The U.S. Justice Department last week brought charges against a member of Iran’s Islamic Revolutionary Guard Corps (IRGC) for attempting to pay $300,000 to someone they suspected as being part of a Mexican cartel to assassinate Bolton in retaliation for the killing of IRGC Quds Force leader Qassem Soleimani by an American drone in January 2020. In 2021, Iran tried to kidnap Iranian opposition activist and writer, Masih Alinejad, in New York, and recently, a man with an assault rifle was arrested near her home, according to AP.

But European and Middle Eastern intelligence officials told VICE World News on Sunday that Matar had been in direct contact with people either directly involved or adjacent to the IRGC Quds Force on social media, but did not reveal who established the contact.

Iran was also blamed for the attempted murder by the Conference of Presidents of Major American Jewish Organizations, whose leaders released a statement on the attack on Sunday.

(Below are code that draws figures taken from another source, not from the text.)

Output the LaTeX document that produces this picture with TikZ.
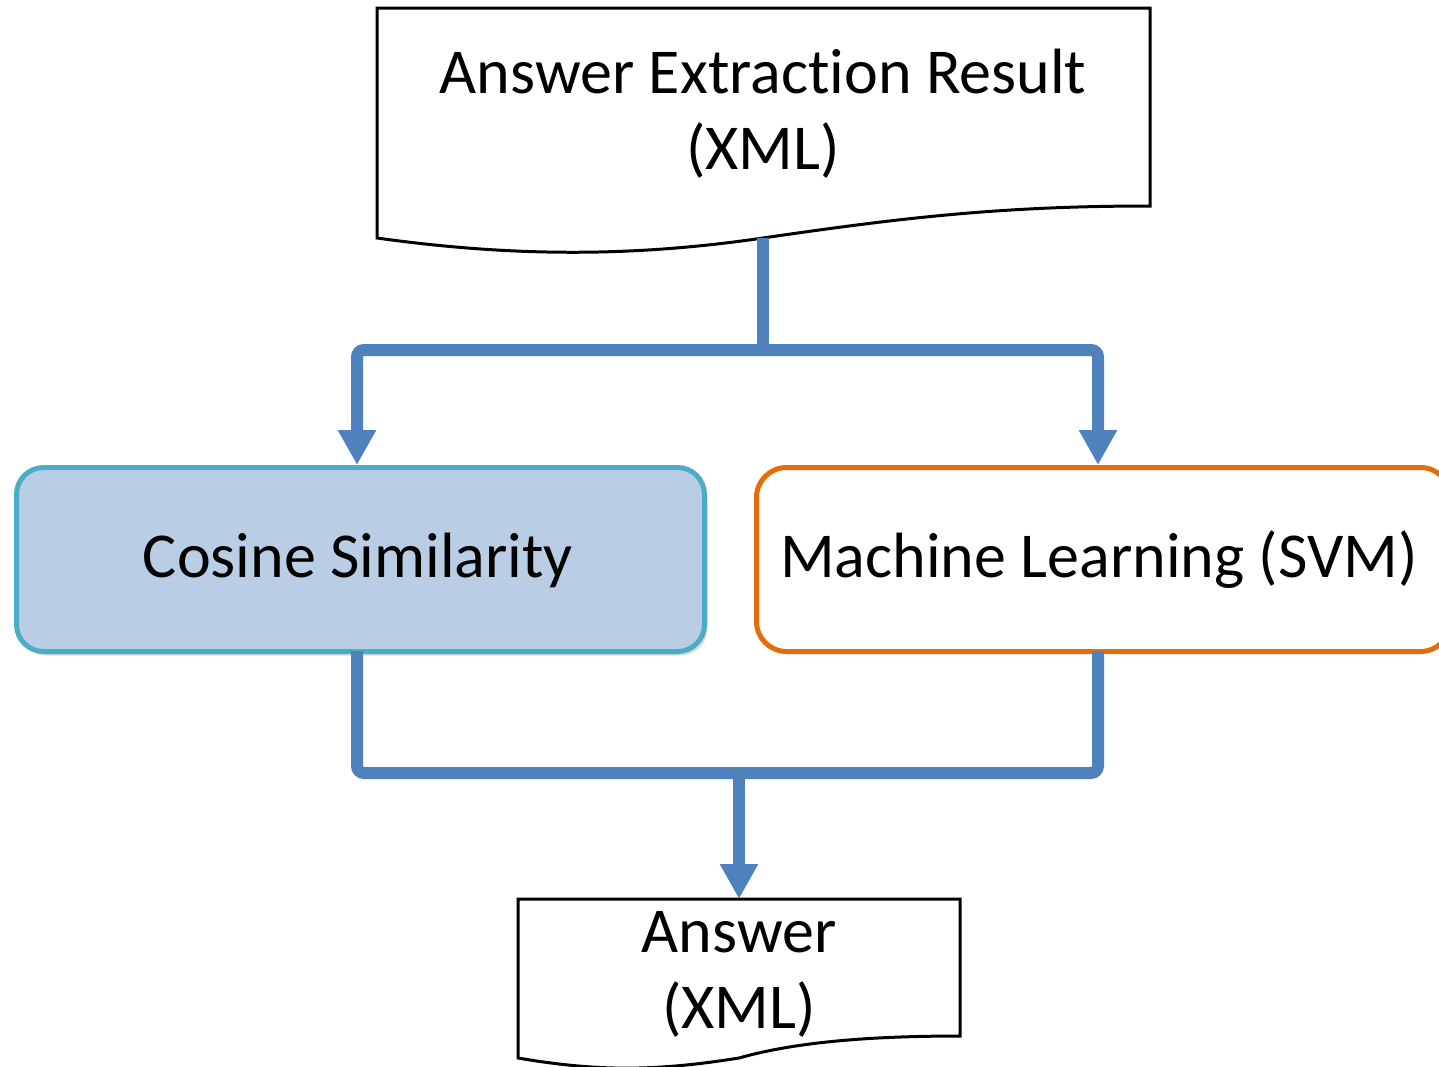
\documentclass[tikz,border=0pt]{standalone}
\usepackage{fontspec}
\setmainfont{Carlito}[Ligatures=NoCommon]
\usetikzlibrary{arrows.meta,shadows}
\definecolor{flow}{RGB}{79,129,189}
\definecolor{cosfill}{RGB}{185,205,229}
\definecolor{cosline}{RGB}{75,172,198}
\definecolor{mlline}{RGB}{228,108,10}
\tikzset{
  docline/.style={draw=black,line width=3pt,line join=miter},
  flowline/.style={draw=flow,line width=12pt,rounded corners=7pt},
  flowarrow/.style={flowline,-{Triangle[width=36pt,length=35pt]}},
  txt/.style={font=\fontsize{64}{76}\selectfont,align=center,inner sep=0pt},
  boxtxt/.style={font=\fontsize{64}{76}\selectfont,inner sep=0pt},
}
\begin{document}
\begin{tikzpicture}[x=1pt,y=-1pt]
\useasboundingbox (0,0) rectangle (1439,1066);
% top document
\draw[docline] (377,8) -- (1150,8) -- (1150,206)
  .. controls (1000,206) and (900,218) .. (763,238)
  .. controls (640,256) and (520,258) .. (377,238) -- cycle;
\node[txt] (res) at (763,114) {Answer Extraction Result\\(XML)};
\coordinate (resb) at (763,238);
% bottom document
\draw[docline] (518,899) -- (960,899) -- (960,1036)
  .. controls (857,1036) and (788,1044) .. (739,1058)
  .. controls (657,1071) and (600,1072) .. (518,1058) -- cycle;
\node[txt] (ans) at (739,974) {Answer\\(XML)};
\coordinate (anst) at (739,899);
% boxes
\node[draw=cosline,fill=cosfill,line width=5pt,rounded corners=27pt,
  minimum width=688pt,minimum height=184pt,anchor=north west,
  drop shadow={shadow xshift=3pt,shadow yshift=-4pt,opacity=0.3}] (cos) at (14,465) {};
\node[boxtxt] (costxt) at (358,560) {Cosine Similarity};
\node[draw=mlline,fill=white,line width=5pt,rounded corners=30pt,
  minimum width=694pt,minimum height=184pt,anchor=north west] (ml) at (754,465) {};
\node[boxtxt] (mltxt) at (1099,560) {Machine Learning (SVM)};
% connectors
\coordinate (split) at (763,350);
\coordinate (join) at (739,773);
\draw[flowline] (resb) -- (split);
\draw[flowarrow] (split) -| (357,465);
\draw[flowarrow] (split) -| (1098,465);
\draw[flowline] (357,651) |- (join);
\draw[flowline] (1098,651) |- (join);
\draw[flowarrow] (join) -- (anst);
\end{tikzpicture}
\end{document}
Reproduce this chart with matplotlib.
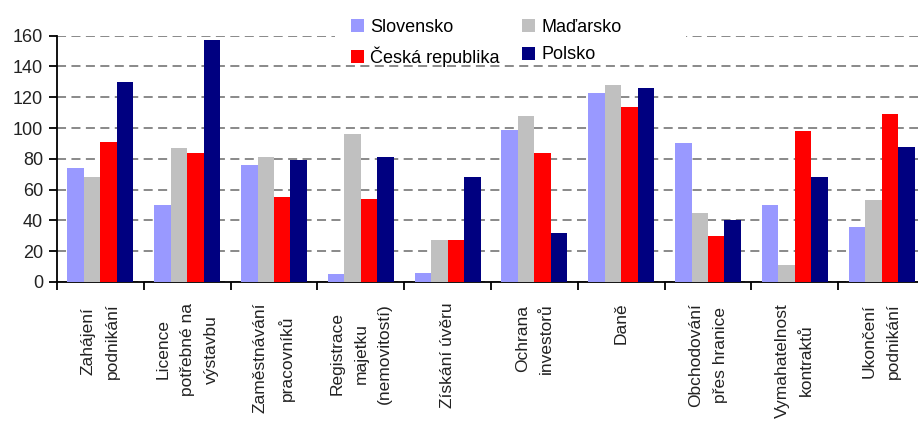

“We are shocked and outraged by the assassination attempt on author Salman Rushdie at New York state’s Chautauqua Institution and condemn in the strongest possible terms Iran’s direct ordering of its followers to murder Rushdie and others opposed to the regime’s criminal behavior,” Conference chair Dianne Lob and CEO William Daroff said in a joint statement.

The statement called Iran the most significant supporter of terrorism in the world and for the issue to be immediately addressed.

“U.S. and world leaders must recognize that Iran cannot be trusted to operate in good faith with the rest of the international community,” they said in the statement. “Continued pressure by international agencies is essential until Iran is ready to rejoin the community of nations and stop its subversive activities, support for terrorism and aggressive behavior.”